In recent years, Oakland has faded as a competitive force, selling off all of the team’s prominent players without developing suitable replacements, resulting in an M.L.B.-low payroll of $58.2 million. The team also increased ticket prices in the cavernous and antiquated Oakland Coliseum. As a result, attendances have plummeted, sometimes to fewer than 3,000 fans a game.

To try to signal to the team that they were still interested, a group of A’s fans this week announced plans for what they said would be a reverse boycott: an effort to show the team their numbers and commitment by filling the Coliseum for a game in June. It now appears the effort may have been in vain.
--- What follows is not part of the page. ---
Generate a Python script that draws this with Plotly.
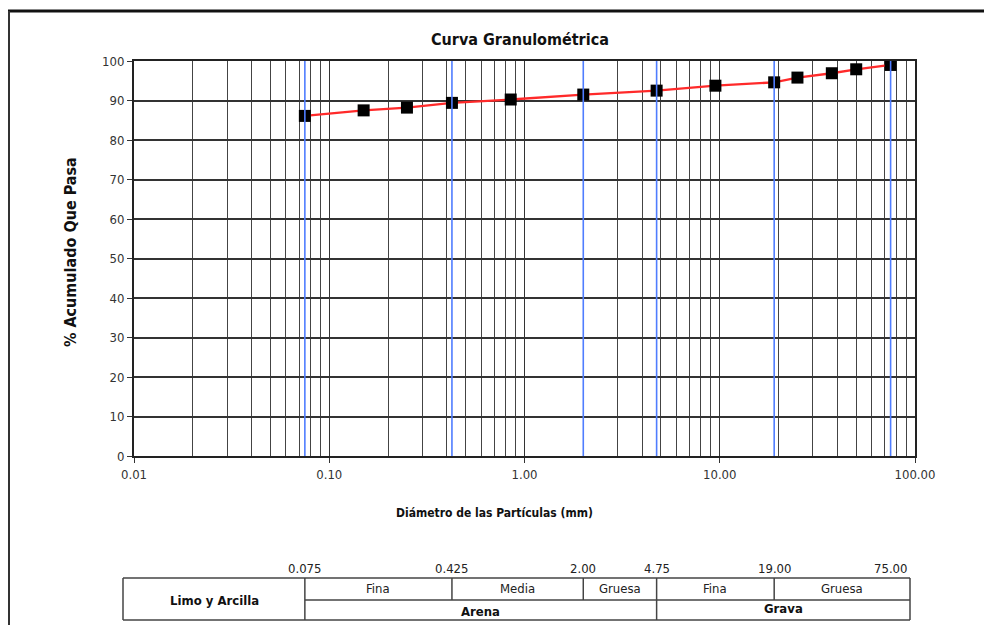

If the move happens — plenty of deals with the A’s have fallen apart over the franchise’s long history — Las Vegas would become the fourth home for the A’s, a team that was born in Philadelphia as an original American League franchise in 1901, left for Kansas City, Mo., in 1955, then moved to Oakland before the 1968 season. The last major league team to switch cities was the Montreal Expos, who left Canada and became the Washington Nationals before the 2005 season.

M.L.B.’s commissioner, Rob Manfred, has expressed support for an A’s move out of Oakland, saying in December, “We’re past any reasonable timeline for the situation in Oakland to be resolved.”

The move would be the end of major professional sports in Oakland, a port city that has in recent years become an extension of California’s Silicon Valley. The N.F.L.’s Raiders, who were formed in the city in 1960, moved to Los Angeles before the 1982 season, moved back to Oakland in 1995 and moved to Las Vegas in 2020. The N.B.A.’s Golden State Warriors, who officially moved to Oakland from San Francisco before the 1970-71 season, moved back across the Bay three seasons ago. And now the A’s would join the Raiders in Las Vegas.

Baseball would be following the N.F.L., the N.H.L. and the W.N.B.A. into a Las Vegas market long coveted by sports leagues and team owners even as it was once considered taboo because of its strong association with gambling.